São várias as vantagens desse modelo. A primeira é quebrar a chamada “cláusula de desempenho”, ou seja, um percentual mínimo que os partidos teriam que ter para ter vida no parlamento. A obtenção de percentuais elevados, talvez até 30%, no espectro do que hoje é a FBP, seria facilmente atingido. Lembro que nas eleições de 7 de outubro passado, 14 partidos não atingiram o mínimo de 1,5% exigido ela legislação.
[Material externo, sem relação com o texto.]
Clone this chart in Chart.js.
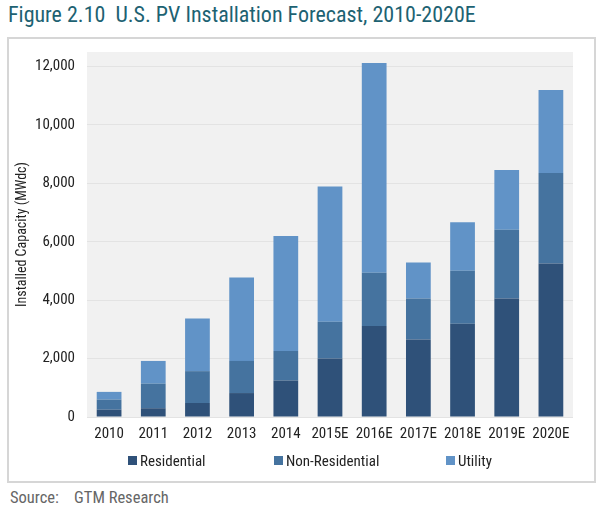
<!DOCTYPE html>
<html>
<head>
<meta charset="utf-8">
<script src="https://cdn.jsdelivr.net/npm/chart.js@4"></script>
<style>
  body { margin: 0; background: #fff; width: 598px; height: 515px; position: relative; overflow: hidden;
         font-family: "Roboto Condensed", "Liberation Sans Narrow", "Arial Narrow", sans-serif; }
  #title { position: absolute; left: 8px; top: 2px; font-size: 22px; color: #1d6272; white-space: pre; }
  #frame { position: absolute; left: 7px; top: 37px; width: 585px; height: 442px;
           border: 2px solid #d6d6d6; }
  #wrap { position: absolute; left: 0; top: 0; width: 585px; height: 442px; }
  #legend { position: absolute; left: 0; top: 0; }
  .item { position: absolute; top: 413px; font-size: 15px; color: #222; white-space: nowrap; line-height: 18px; }
  .box { display: inline-block; width: 9px; height: 9px; margin-right: 3px; vertical-align: 1px; }
  #source { position: absolute; left: 10px; top: 488px; font-size: 16.5px; color: #666; white-space: pre; }
</style>
</head>
<body>
<div id="title">Figure 2.10  U.S. PV Installation Forecast, 2010-2020E</div>
<div id="frame">
  <div id="wrap"><canvas id="myChart"></canvas></div>
  <div id="legend"></div>
</div>
<div id="source">Source:    GTM Research</div>
<script>
// Data (MWdc)
const years = ['2010', '2011', '2012', '2013', '2014', '2015E', '2016E', '2017E', '2018E', '2019E', '2020E'];
const residential = [250, 300, 480, 820, 1250, 2000, 3120, 2650, 3190, 4060, 5260];
const nonResidential = [345, 840, 1090, 1100, 1010, 1260, 1820, 1410, 1820, 2350, 3100];
const utility = [265, 780, 1800, 2860, 3940, 4630, 7180, 1230, 1660, 2050, 2840];
const yTicks = [0, 2000, 4000, 6000, 8000, 10000, 12000];

const fontName = '"Roboto Condensed", "Liberation Sans Narrow", "Arial Narrow", sans-serif';

// grey plot background
const plotBg = {
  id: 'plotBg',
  beforeDraw(chart) {
    const a = chart.chartArea;
    const ctx = chart.ctx;
    ctx.save();
    ctx.fillStyle = '#f1f1f1';
    ctx.fillRect(a.left, a.top, a.right - a.left, a.bottom - a.top);
    ctx.restore();
  }
};

const myChart = document.getElementById('myChart');
const chart = new Chart(myChart, {
  type: 'bar',
  data: {
    labels: years,
    datasets: [
      { label: 'Residential', data: residential, backgroundColor: '#2f5179' },
      { label: 'Non-Residential', data: nonResidential, backgroundColor: '#45739f' },
      { label: 'Utility', data: utility, backgroundColor: '#6193c7' }
    ]
  },
  options: {
    responsive: true,
    maintainAspectRatio: false,
    animation: false,
    datasets: { bar: { categoryPercentage: 1, barPercentage: 0.56 } },
    layout: { padding: { top: 13, right: 21, bottom: 38, left: 0 } },
    plugins: {
      legend: { display: false },
      tooltip: { enabled: false }
    },
    scales: {
      x: {
        stacked: true,
        grid: { display: false },
        border: { display: false },
        ticks: { font: { family: fontName, size: 15 }, color: '#222', maxRotation: 0, padding: 0 }
      },
      y: {
        stacked: true,
        min: 0,
        max: 12500,
        afterBuildTicks(scale) { scale.ticks = yTicks.map(v => ({ value: v })); },
        afterFit(scale) {
          scale.width = 78;
          scale.paddingTop = 0;
          scale.paddingBottom = 0;
        },
        grid: { color: '#e3e3e3', drawTicks: false },
        border: { display: false },
        ticks: {
          font: { family: fontName, size: 15 },
          color: '#222',
          padding: 12,
          callback: v => v.toLocaleString('en-US')
        },
        title: {
          display: true,
          text: 'Installed Capacity (MWdc)',
          font: { family: fontName, size: 14 },
          color: '#222',
          padding: { top: 5, bottom: 0 }
        }
      }
    }
  },
  plugins: [plotBg]
});

// legend drawn as html, built from the datasets
const legendX = [119, 265, 437];
const legend = document.getElementById('legend');
chart.data.datasets.forEach((ds, i) => {
  const item = document.createElement('div');
  item.className = 'item';
  item.style.left = legendX[i] + 'px';
  item.innerHTML = '<span class="box" style="background:' + ds.backgroundColor + '"></span>' + ds.label;
  legend.appendChild(item);
});
</script>
</body>
</html>
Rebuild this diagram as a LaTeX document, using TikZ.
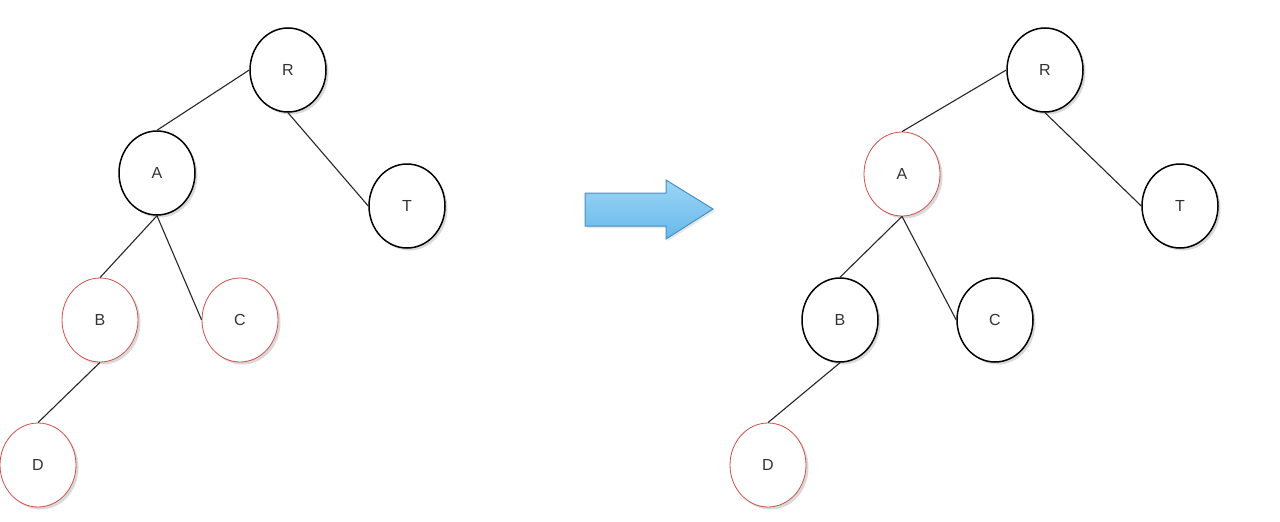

Desses, nove partidos elegeram 32 deputados e fizeram 8,04%, que são eles o PRP (4 deputados e 0,87% dos válidos), PMN (3 e 0,65%), PTC (2 e 0,62%), DC (1 e 0,38%), PPL (1 e 0,39%), Rede (1 e 0,84%), PCdoB (10 e 1,36%), PHS (6 e 1,46%) e Patriota (5 e 1,47%). Temos ainda mais cinco que sequer fizeram deputados PCB, PSTU, PCO, PMB e PMN.
A segunda grande vantagem, é que os deputados “frentistas” eleitos, assumem também as lideranças de suas bancadas de seus partidos na Câmara dos Deputados, sem se desfigurarem, ainda que a Frente Ampla tenha também a sua liderança e encaminhe votações de forma ampla e consensual ao seu programa e aos seus integrantes.
Mas, a maior vantagem seria a divulgação e a execução – se vencermos eleições aos executivos – de um programa avançado, acordado por todas as organizações que integram a coalizão. Sinceramente, desconheço na história do Brasil, pelo menos desde a segunda metade do século XX, uma experiência onde isso ocorreu, ou seja, que frentes políticas puderam também disputar eleições sem desfigurar os seus próprios partidos. Seria uma grande inovação na cultura política do país.
Espero que estas propostas possam ser debatidas amplamente na própria FBP e nos partidos que a integram. É uma saída. Não é a única, mas de meu modesto ponto de vista, a melhor para nosso país e nossa esquerda.
*É Sociólogo, escritor e analista Internacional. Foi professor de Sociologia da Unimep (por 20 anos). Presidiu a Federação Nacional dos Sociólogos do Brasil (1996-2002). Possui nove livros publicados (individualmente, em parceria ou como organizador) nas áreas de Política Internacional e Sociologia. É colaborador dos portais Fundação Grabois, Vermelho, Duplo Expresso, 247 entre outros e da revista Sociologia da Editora Escala.